Challenge
Extract the text of every entry below exactly; leave images out.

Supplied material

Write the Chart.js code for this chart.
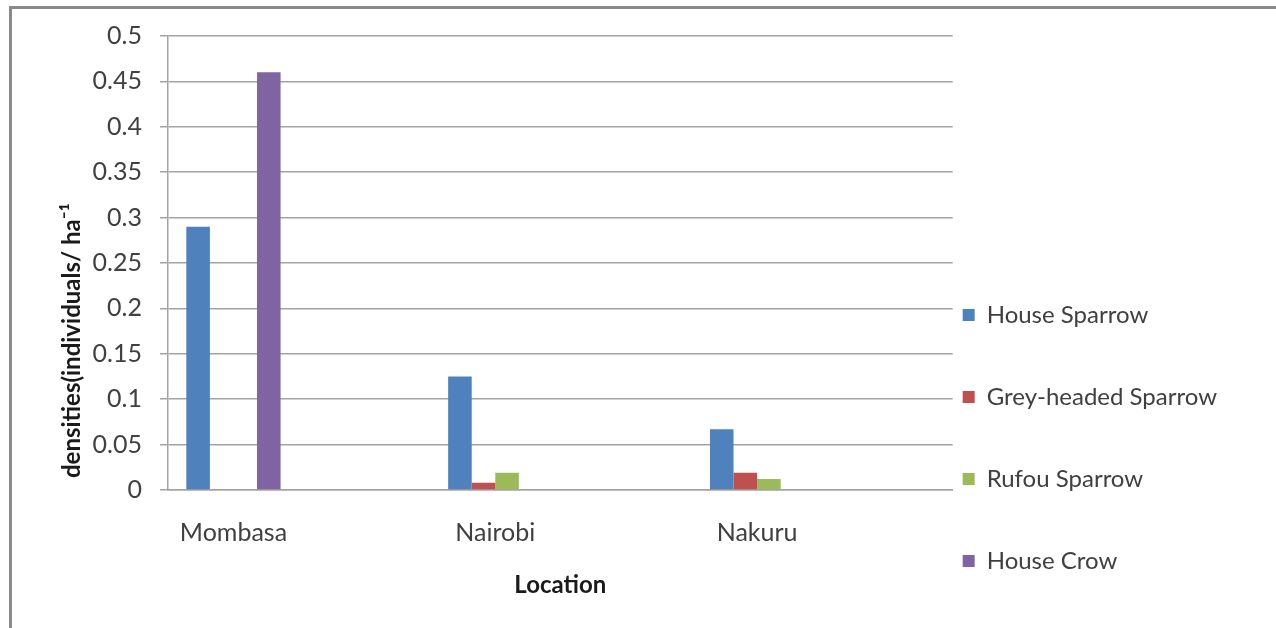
<!DOCTYPE html>
<html>
<head>
<meta charset="utf-8">
<script src="https://cdn.jsdelivr.net/npm/chart.js@4.4.1/dist/chart.umd.min.js"></script>
<style>
  html, body { margin: 0; padding: 0; background: #ffffff; }
  #wrap { position: relative; width: 1276px; height: 628px; }
  #frame {
    position: absolute; left: 9px; top: 6px; right: 0; bottom: 0;
    border-left: 3px solid #8a8a8a; border-top: 3px solid #8a8a8a;
    pointer-events: none;
  }
  canvas { position: absolute; left: 0; top: 0; }
</style>
</head>
<body>
<div id="wrap">
  <canvas id="chart" width="1276" height="628"></canvas>
  <div id="frame"></div>
</div>
<script>
// Bird densities by location
const locations = ['Mombasa', 'Nairobi', 'Nakuru'];
const houseSparrow = [0.29, 0.125, 0.067];
const greyHeadedSparrow = [0, 0.008, 0.019];
const rufousSparrow = [0, 0.019, 0.012];
const houseCrow = [0.46, 0, 0];
const seriesNames = ['House Sparrow', 'Grey-headed Sparrow', 'Rufou Sparrow', 'House Crow'];
const yTicks = [0, 0.05, 0.1, 0.15, 0.2, 0.25, 0.3, 0.35, 0.4, 0.45, 0.5];

const colors = ['#4f81bd', '#c0504d', '#9bbb59', '#8064a2'];
const gridColor = '#a3a3a3';
const fontFamily = 'Lato, "Open Sans", sans-serif';

const seriesValues = [houseSparrow, greyHeadedSparrow, rufousSparrow, houseCrow];

// locations sit at x = 0, 1, 2 on a numeric axis so the group spacing can be set freely
const xPositions = locations.map((_, i) => i);

new Chart(document.getElementById('chart'), {
  type: 'bar',
  data: {
    datasets: seriesNames.map((name, i) => ({
      label: name,
      data: seriesValues[i].map((v, j) => ({ x: xPositions[j], y: v })),
      backgroundColor: colors[i],
      borderWidth: 0,
      categoryPercentage: 0.36,
      barPercentage: 1.0
    }))
  },
  options: {
    responsive: false,
    animation: false,
    devicePixelRatio: 1,
    layout: { padding: { top: 36, right: 49, bottom: -3, left: 0 } },
    plugins: {
      tooltip: { enabled: false },
      legend: {
        position: 'right',
        align: 'end',
        labels: {
          font: { family: fontFamily, size: 24, lineHeight: 3 },
          color: '#404040',
          boxWidth: 12,
          boxHeight: 12,
          padding: 10,
          // single-line arrays so each entry takes the font's full line height
          generateLabels: (chart) =>
            Chart.defaults.plugins.legend.labels.generateLabels(chart)
              .map(item => Object.assign(item, { text: [item.text] }))
        }
      }
    },
    scales: {
      x: {
        type: 'linear',
        offset: false,
        min: -0.25,
        max: 2.747,
        afterBuildTicks: (scale) => { scale.ticks = xPositions.map(v => ({ value: v })); },
        grid: { display: false, drawTicks: false },
        border: { display: true, color: gridColor, width: 1.5 },
        ticks: {
          font: { family: fontFamily, size: 25 },
          color: '#404040',
          padding: 28,
          callback: (v) => locations[v]
        },
        title: {
          display: true,
          text: 'Location',
          font: { family: fontFamily, size: 24, weight: 'bold' },
          color: '#1a1a1a',
          padding: { top: 0, bottom: 31 }
        },
        afterFit: (scale) => { scale.height = 141; }
      },
      y: {
        min: 0,
        max: 0.5,
        afterBuildTicks: (scale) => { scale.ticks = yTicks.map(v => ({ value: v })); },
        grid: { color: gridColor, lineWidth: 1.5, tickLength: 8, drawTicks: true },
        border: { display: true, color: gridColor, width: 1.5 },
        ticks: {
          font: { family: fontFamily, size: 25 },
          color: '#404040',
          padding: 18,
          callback: (v) => String(+v.toFixed(2))
        },
        title: {
          display: true,
          align: 'start',
          text: '\u2002densities(individuals/ ha\u207B\u00B9',
          font: { family: fontFamily, size: 24, weight: 'bold' },
          color: '#1a1a1a',
          padding: { top: 58, bottom: 0 }
        },
        afterFit: (scale) => { scale.width = 168; }
      }
    }
  }
});
</script>
</body>
</html>
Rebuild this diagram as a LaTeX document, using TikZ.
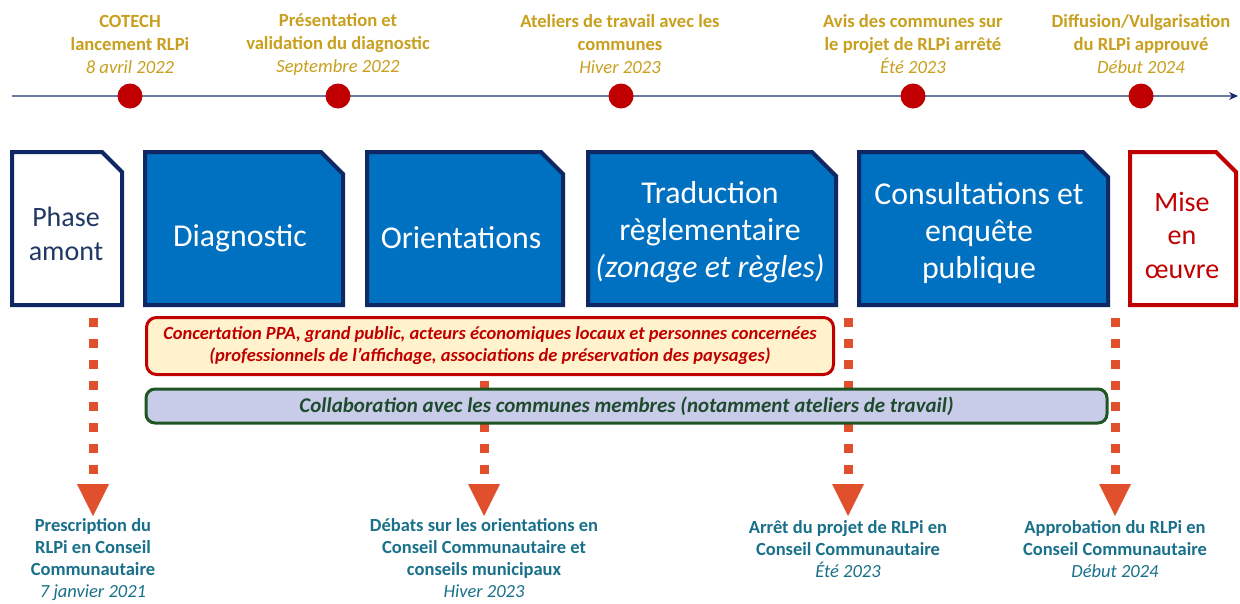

Result of this task
Write the Chart.js code for this chart.
<!DOCTYPE html>
<html>
<head>
<meta charset="utf-8">
<script src="https://cdn.jsdelivr.net/npm/chart.js@4.4.1/dist/chart.umd.min.js"></script>
<style>
  html, body { margin: 0; padding: 0; background: #ffffff; }
  #wrap { position: relative; width: 1276px; height: 628px; }
  #frame {
    position: absolute; left: 9px; top: 6px; right: 0; bottom: 0;
    border-left: 3px solid #8a8a8a; border-top: 3px solid #8a8a8a;
    pointer-events: none;
  }
  canvas { position: absolute; left: 0; top: 0; }
</style>
</head>
<body>
<div id="wrap">
  <canvas id="chart" width="1276" height="628"></canvas>
  <div id="frame"></div>
</div>
<script>
// Bird densities by location
const locations = ['Mombasa', 'Nairobi', 'Nakuru'];
const houseSparrow = [0.29, 0.125, 0.067];
const greyHeadedSparrow = [0, 0.008, 0.019];
const rufousSparrow = [0, 0.019, 0.012];
const houseCrow = [0.46, 0, 0];
const seriesNames = ['House Sparrow', 'Grey-headed Sparrow', 'Rufou Sparrow', 'House Crow'];
const yTicks = [0, 0.05, 0.1, 0.15, 0.2, 0.25, 0.3, 0.35, 0.4, 0.45, 0.5];

const colors = ['#4f81bd', '#c0504d', '#9bbb59', '#8064a2'];
const gridColor = '#a3a3a3';
const fontFamily = 'Lato, "Open Sans", sans-serif';

const seriesValues = [houseSparrow, greyHeadedSparrow, rufousSparrow, houseCrow];

// locations sit at x = 0, 1, 2 on a numeric axis so the group spacing can be set freely
const xPositions = locations.map((_, i) => i);

new Chart(document.getElementById('chart'), {
  type: 'bar',
  data: {
    datasets: seriesNames.map((name, i) => ({
      label: name,
      data: seriesValues[i].map((v, j) => ({ x: xPositions[j], y: v })),
      backgroundColor: colors[i],
      borderWidth: 0,
      categoryPercentage: 0.36,
      barPercentage: 1.0
    }))
  },
  options: {
    responsive: false,
    animation: false,
    devicePixelRatio: 1,
    layout: { padding: { top: 36, right: 49, bottom: -3, left: 0 } },
    plugins: {
      tooltip: { enabled: false },
      legend: {
        position: 'right',
        align: 'end',
        labels: {
          font: { family: fontFamily, size: 24, lineHeight: 3 },
          color: '#404040',
          boxWidth: 12,
          boxHeight: 12,
          padding: 10,
          // single-line arrays so each entry takes the font's full line height
          generateLabels: (chart) =>
            Chart.defaults.plugins.legend.labels.generateLabels(chart)
              .map(item => Object.assign(item, { text: [item.text] }))
        }
      }
    },
    scales: {
      x: {
        type: 'linear',
        offset: false,
        min: -0.25,
        max: 2.747,
        afterBuildTicks: (scale) => { scale.ticks = xPositions.map(v => ({ value: v })); },
        grid: { display: false, drawTicks: false },
        border: { display: true, color: gridColor, width: 1.5 },
        ticks: {
          font: { family: fontFamily, size: 25 },
          color: '#404040',
          padding: 28,
          callback: (v) => locations[v]
        },
        title: {
          display: true,
          text: 'Location',
          font: { family: fontFamily, size: 24, weight: 'bold' },
          color: '#1a1a1a',
          padding: { top: 0, bottom: 31 }
        },
        afterFit: (scale) => { scale.height = 141; }
      },
      y: {
        min: 0,
        max: 0.5,
        afterBuildTicks: (scale) => { scale.ticks = yTicks.map(v => ({ value: v })); },
        grid: { color: gridColor, lineWidth: 1.5, tickLength: 8, drawTicks: true },
        border: { display: true, color: gridColor, width: 1.5 },
        ticks: {
          font: { family: fontFamily, size: 25 },
          color: '#404040',
          padding: 18,
          callback: (v) => String(+v.toFixed(2))
        },
        title: {
          display: true,
          align: 'start',
          text: '\u2002densities(individuals/ ha\u207B\u00B9',
          font: { family: fontFamily, size: 24, weight: 'bold' },
          color: '#1a1a1a',
          padding: { top: 58, bottom: 0 }
        },
        afterFit: (scale) => { scale.width = 168; }
      }
    }
  }
});
</script>
</body>
</html>
Rebuild this diagram as a LaTeX document, using TikZ.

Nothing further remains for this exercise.